Work to do
Starting with the first line of the data below, copy each line up to and including the one containing "-1.26, -1.33, -1.40];". Pictures stay out.

Recorded data
========================================================================

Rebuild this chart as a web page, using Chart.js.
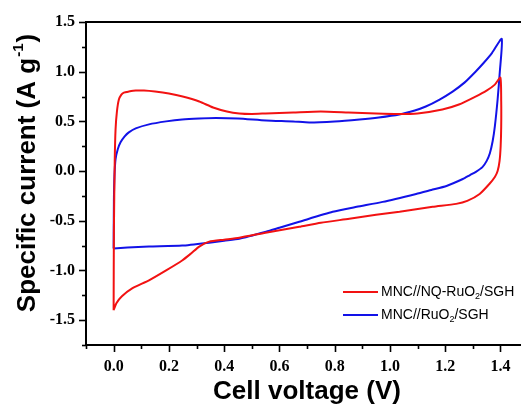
<!DOCTYPE html>
<html>
<head>
<meta charset="utf-8">
<script src="https://cdn.jsdelivr.net/npm/chart.js@4.4.1/dist/chart.umd.min.js"></script>
<style>
  html, body { margin: 0; padding: 0; background: #fff; overflow: hidden; }
  #wrap { width: 540px; height: 407px; }
</style>
</head>
<body>
<div id="wrap"><canvas id="cv"></canvas></div>
<script>
// MNC//NQ-RuO2/SGH  (anodic sweep then cathodic sweep)
const redV = [0, 0.001, 0.004, 0.007, 0.012, 0.019, 0.028, 0.037, 0.055, 0.08, 0.11, 0.15, 0.2, 0.25, 0.31, 0.36, 0.41, 0.455, 0.5, 0.55, 0.65, 0.75, 0.85, 0.95, 1.03, 1.1, 1.19, 1.25, 1.31, 1.35, 1.38, 1.4,
              1.403, 1.403, 1.401, 1.397, 1.39, 1.38, 1.36, 1.325, 1.28, 1.24, 1.155, 1.035, 0.95, 0.853, 0.75, 0.672, 0.55, 0.455, 0.4, 0.346, 0.31, 0.28, 0.248, 0.19, 0.128, 0.067, 0.03, 0.01, 0];
const redI = [-1.40, -0.6, 0.1, 0.42, 0.6, 0.72, 0.77, 0.79, 0.80, 0.81, 0.81, 0.80, 0.78, 0.75, 0.70, 0.64, 0.60, 0.58, 0.575, 0.58, 0.59, 0.60, 0.59, 0.58, 0.575, 0.58, 0.62, 0.67, 0.75, 0.81, 0.87, 0.94,
              0.70, 0.45, 0.25, 0.10, 0.0, -0.06, -0.13, -0.23, -0.30, -0.33, -0.36, -0.41, -0.44, -0.48, -0.52, -0.56, -0.62, -0.67, -0.69, -0.71, -0.76, -0.83, -0.90, -1.00, -1.10, -1.18, -1.26, -1.33, -1.40];

// MNC//RuO2/SGH
const blueV = [0, 0.001, 0.003, 0.007, 0.015, 0.025, 0.04, 0.055, 0.08, 0.128, 0.19, 0.248, 0.31, 0.37, 0.45, 0.552, 0.65, 0.708, 0.8, 0.89, 0.96, 1.034, 1.09, 1.13, 1.18, 1.227, 1.27, 1.31, 1.34, 1.37, 1.405,
               1.398, 1.39, 1.38, 1.372, 1.362, 1.35, 1.335, 1.31, 1.29, 1.264, 1.205, 1.15, 1.095, 0.974, 0.88, 0.793, 0.672, 0.6, 0.552, 0.455, 0.4, 0.346, 0.248, 0.128, 0.05, 0];
const blueI = [-0.78, -0.3, -0.05, 0.12, 0.22, 0.29, 0.35, 0.39, 0.43, 0.47, 0.50, 0.52, 0.53, 0.535, 0.53, 0.51, 0.50, 0.49, 0.50, 0.52, 0.54, 0.57, 0.61, 0.65, 0.72, 0.80, 0.89, 1.00, 1.09, 1.19, 1.33,
               1.00, 0.72, 0.45, 0.30, 0.18, 0.10, 0.04, -0.01, -0.04, -0.08, -0.15, -0.19, -0.23, -0.31, -0.36, -0.41, -0.51, -0.57, -0.61, -0.68, -0.70, -0.72, -0.75, -0.76, -0.77, -0.78];

const seriesNames = ['MNC//NQ-RuO|2|/SGH', 'MNC//RuO|2|/SGH'];
const seriesColors = ['#f21212', '#1212e8'];
const yTitle = ['Specific current (A g', '-1', ')'];

function toPoints(xs, ys) {
    return xs.map((x, i) => ({ x: x, y: ys[i] }));
}

// minor/major ticks, top frame line, y title and legend with sub/superscripts
const decor = {
    id: 'decor',
    afterDraw(chart) {
        const ctx = chart.ctx;
        const area = chart.chartArea;
        const xs = chart.scales.x;
        const ys = chart.scales.y;
        ctx.save();
        ctx.strokeStyle = '#000';
        ctx.lineWidth = 2;
        ctx.beginPath();
        ctx.moveTo(area.left, area.top);
        ctx.lineTo(area.right + 2, area.top);
        ctx.stroke();

        ctx.lineWidth = 1.6;
        xs.ticks.forEach(t => {
            const px = Math.round(xs.getPixelForValue(t.value)) + 0.5;
            const major = Math.round(t.value * 10) % 2 === 0;
            ctx.beginPath();
            ctx.moveTo(px, area.bottom);
            ctx.lineTo(px, area.bottom + (major ? 7 : 4));
            ctx.stroke();
        });
        ys.ticks.forEach(t => {
            const py = Math.round(ys.getPixelForValue(t.value)) + 0.5;
            const major = Math.round(t.value * 4) % 2 === 0;
            ctx.beginPath();
            ctx.moveTo(area.left, py);
            ctx.lineTo(area.left - (major ? 7 : 4), py);
            ctx.stroke();
        });

        // y axis title
        ctx.save();
        ctx.translate(28, 174);
        ctx.rotate(-Math.PI / 2);
        ctx.fillStyle = '#000';
        ctx.textBaseline = 'middle';
        const big = 'bold 26px "Liberation Sans", Arial, sans-serif';
        const small = 'bold 15px "Liberation Sans", Arial, sans-serif';
        ctx.font = big;
        const w0 = ctx.measureText(yTitle[0]).width;
        const w2 = ctx.measureText(yTitle[2]).width;
        ctx.font = small;
        const w1 = ctx.measureText(yTitle[1]).width;
        let tx = -(w0 + w1 + w2) / 2;
        ctx.font = big;
        ctx.fillText(yTitle[0], tx, 0);
        tx += w0;
        ctx.font = small;
        ctx.fillText(yTitle[1], tx + 1, -9);
        tx += w1 + 2;
        ctx.font = big;
        ctx.fillText(yTitle[2], tx, 0);
        ctx.restore();

        // legend
        let ly = 292;
        chart.data.datasets.forEach((ds, i) => {
            ctx.strokeStyle = ds.borderColor;
            ctx.lineWidth = 2;
            ctx.beginPath();
            ctx.moveTo(343, ly);
            ctx.lineTo(378, ly);
            ctx.stroke();
            const parts = seriesNames[i].split('|');
            let lx = 381;
            ctx.fillStyle = '#000';
            ctx.textBaseline = 'middle';
            ctx.font = '14px "Liberation Sans", Arial, sans-serif';
            ctx.fillText(parts[0], lx, ly);
            lx += ctx.measureText(parts[0]).width;
            ctx.font = '9px "Liberation Sans", Arial, sans-serif';
            ctx.fillText(parts[1], lx, ly + 5);
            lx += ctx.measureText(parts[1]).width;
            ctx.font = '14px "Liberation Sans", Arial, sans-serif';
            ctx.fillText(parts[2], lx, ly);
            ly += 23;
        });
        ctx.restore();
    }
};

const tickFont = { family: '"Liberation Serif", "Times New Roman", serif', size: 16, weight: 'bold' };
const titleFont = { family: '"Liberation Sans", Arial, sans-serif', size: 26, weight: 'bold' };

new Chart(document.getElementById('cv'), {
    type: 'scatter',
    data: {
        datasets: [
            { label: 'MNC//NQ-RuO2/SGH', data: toPoints(redV, redI), borderColor: seriesColors[0] },
            { label: 'MNC//RuO2/SGH', data: toPoints(blueV, blueI), borderColor: seriesColors[1] }
        ].map(d => Object.assign(d, { showLine: true, pointRadius: 0, borderWidth: 2, tension: 0.2, fill: false }))
    },
    options: {
        responsive: true,
        maintainAspectRatio: false,
        animation: false,
        layout: { padding: { top: 22, right: 12, left: 0, bottom: 0 } },
        plugins: { legend: { display: false }, tooltip: { enabled: false } },
        scales: {
            x: {
                type: 'linear',
                min: -0.1,
                max: 1.5,
                afterFit(s) { s.height = 62; },
                grid: { display: false, drawTicks: false },
                border: { display: true, color: '#000', width: 2 },
                ticks: {
                    stepSize: 0.1,
                    autoSkip: false,
                    maxRotation: 0,
                    padding: 12,
                    color: '#000',
                    font: tickFont,
                    callback: v => {
                        const k = Math.round(v * 10);
                        return (k % 2 === 0 && k >= 0 && k <= 14) ? (k / 10).toFixed(1) : '';
                    }
                },
                title: { display: true, text: 'Cell voltage (V)', color: '#000', font: titleFont, padding: { top: 0, bottom: 0 } }
            },
            y: {
                type: 'linear',
                min: -1.75,
                max: 1.5,
                afterFit(s) { s.width = 86; },
                grid: { display: false, drawTicks: false },
                border: { display: true, color: '#000', width: 2 },
                ticks: {
                    stepSize: 0.25,
                    autoSkip: false,
                    padding: 11,
                    color: '#000',
                    font: tickFont,
                    callback: v => {
                        const k = Math.round(v * 4);
                        return (k % 2 === 0 && k >= -6) ? (k / 4).toFixed(1) : '';
                    }
                }
            }
        }
    },
    plugins: [decor]
});
</script>
</body>
</html>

========================================================================

The answer
Rebuild this chart as a web page, using Chart.js.
<!DOCTYPE html>
<html>
<head>
<meta charset="utf-8">
<script src="https://cdn.jsdelivr.net/npm/chart.js@4.4.1/dist/chart.umd.min.js"></script>
<style>
  html, body { margin: 0; padding: 0; background: #fff; overflow: hidden; }
  #wrap { width: 540px; height: 407px; }
</style>
</head>
<body>
<div id="wrap"><canvas id="cv"></canvas></div>
<script>
// MNC//NQ-RuO2/SGH  (anodic sweep then cathodic sweep)
const redV = [0, 0.001, 0.004, 0.007, 0.012, 0.019, 0.028, 0.037, 0.055, 0.08, 0.11, 0.15, 0.2, 0.25, 0.31, 0.36, 0.41, 0.455, 0.5, 0.55, 0.65, 0.75, 0.85, 0.95, 1.03, 1.1, 1.19, 1.25, 1.31, 1.35, 1.38, 1.4,
              1.403, 1.403, 1.401, 1.397, 1.39, 1.38, 1.36, 1.325, 1.28, 1.24, 1.155, 1.035, 0.95, 0.853, 0.75, 0.672, 0.55, 0.455, 0.4, 0.346, 0.31, 0.28, 0.248, 0.19, 0.128, 0.067, 0.03, 0.01, 0];
const redI = [-1.40, -0.6, 0.1, 0.42, 0.6, 0.72, 0.77, 0.79, 0.80, 0.81, 0.81, 0.80, 0.78, 0.75, 0.70, 0.64, 0.60, 0.58, 0.575, 0.58, 0.59, 0.60, 0.59, 0.58, 0.575, 0.58, 0.62, 0.67, 0.75, 0.81, 0.87, 0.94,
              0.70, 0.45, 0.25, 0.10, 0.0, -0.06, -0.13, -0.23, -0.30, -0.33, -0.36, -0.41, -0.44, -0.48, -0.52, -0.56, -0.62, -0.67, -0.69, -0.71, -0.76, -0.83, -0.90, -1.00, -1.10, -1.18, -1.26, -1.33, -1.40];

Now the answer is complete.